Renewable energy technologies are rapidly entering the mainstream energy mix, presenting myriad challenges for generators and electric utilities alike. At a special Editor’s Briefing at POWER-GEN International in early December, a panel made up of three representatives from the renewable energy industry outlined several key integration challenges and opportunities.
Panel moderator was David Wagman, chief editor of Power Engineering magazine. Panelists included Julia Hamm, executive director of the Solar Electric Power Association; Rick Miller, president of the National Hydropower Association; and Britt Theismann, director of membership and supply chain initiative with the American Wind Energy Association.
Julia Hamm: I think it’s pretty obvious to everyone that the number one challenge to solar… is still cost. It really isn’t a technology issue… Anyone who’s been following the solar industry may be aware that we have seen over the last couple of years a price increase in solar technology. That was driven by the fact that, on the photovoltaic side of things, the main raw material that’s used for the production of photovoltaics is silicon, which is the same material that is used by the semiconductor industry. There was competition between the semiconductor industry and the solar industry to get this primary raw material and both industries were growing at a rate where the silicon manufacturing industry was not keeping pace with demand. Therefore we saw a shortage of this critical raw material for the industry. As a result, for a couple of years we saw an increase of solar power increasing. Fortunately, we’re now to the point where new power facilities are coming online now and we’re again seeing prices come back down again.
…Obviously, solar is an intermittent technology, so storage is definitely a challenge for this industry. With the large-scale solar thermal electric plants, we now are seeing molten salt storage options that are providing about six hours of storage capability. But we definitely need more development in that area and it can be looked at as a challenge.
Another challenge… is on the policy front. The renewables industry is generally very reliant upon policy and regulatory actions. For our industry, policy and regulatory stability is definitely a challenge: stability and standardization. Within the solar space, and with all renewables generally, every state is doing it different. Even within the states that have renewable portfolio standards they all have different targets.
Rick Miller: In our view the single biggest challenge is that we have 30 states that have individual renewable portfolio standards, but it’s an energy-only policy. There’s no complimentary energy storage or complimentary generation technology that would bring a balanced portfolio to something other than energy. There’s not a capacity planning component and there’s generally not a complimentary transmission planning component.
So the model that we’ve had that built this grid for 100 years where utilities had long term planning (generation, transmission and balance with the baseload and peaking facilities) has been broken through various state policies. It’s a state-by-state policy, it’s not regional planning. So what we have is considerable amounts of renewable energy potential a long distance from the load centers and we haven’t got a regional transmission planning process to get the energy where it’s needed.

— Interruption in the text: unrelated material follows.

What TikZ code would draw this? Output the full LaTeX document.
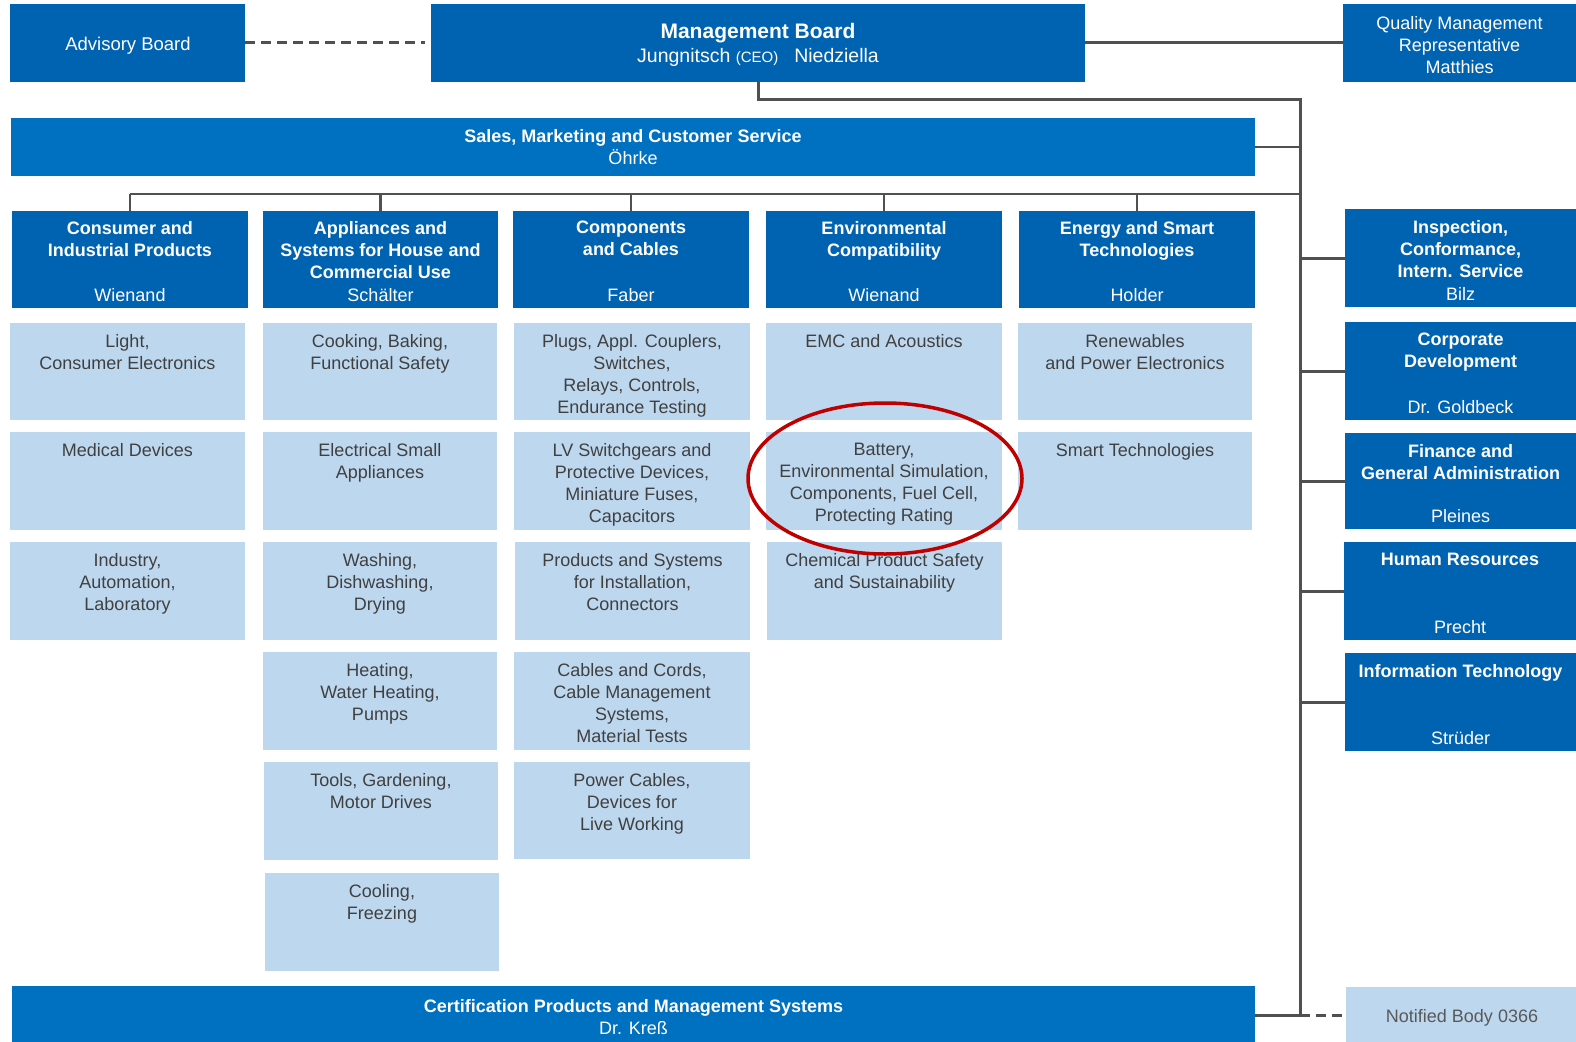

…The Electric Power Research Institute completed a study for us a few years ago and what we found was that the potential for hydropower… could be essentially doubled. There’s about 96 GW of hydro capacity in the U.S. today. They predicted there could be another 97 GW available. There are over 80,000 dams in this country and 97 percent of them do not have a hydropower plant there.
…The other significant growth opportunity for the industry is what I called closed-loop pump storage…. You’re not going to build a dam on a main stem river. You’re not going to have the environmental footprint, but you’ll be able to have daily cycling storage of about 1,000 MW that could be a great complement to variable technologies.
Britt Theismann: Steady policy is No. 1 of our strategic objectives. We’re looking for a national renewable energy standard and we’re also looking for a long-term extension of the production tax credit.
…Transmission expansion is another of our top priorities. If you look at the nation’s grid, (it) does not have heavy transmission lines where there are no people. For renewable energy, we need to turn the nation’s grid completely inside out. We need the biggest transmission lines where there are the fewest people. We need big transmission lines running out of the center of the country.
…We are also looking for a smart grid. Right now, the control areas are really very small. We’re looking to increase and have large regional control areas. The best-case scenario would be to have a large national control area.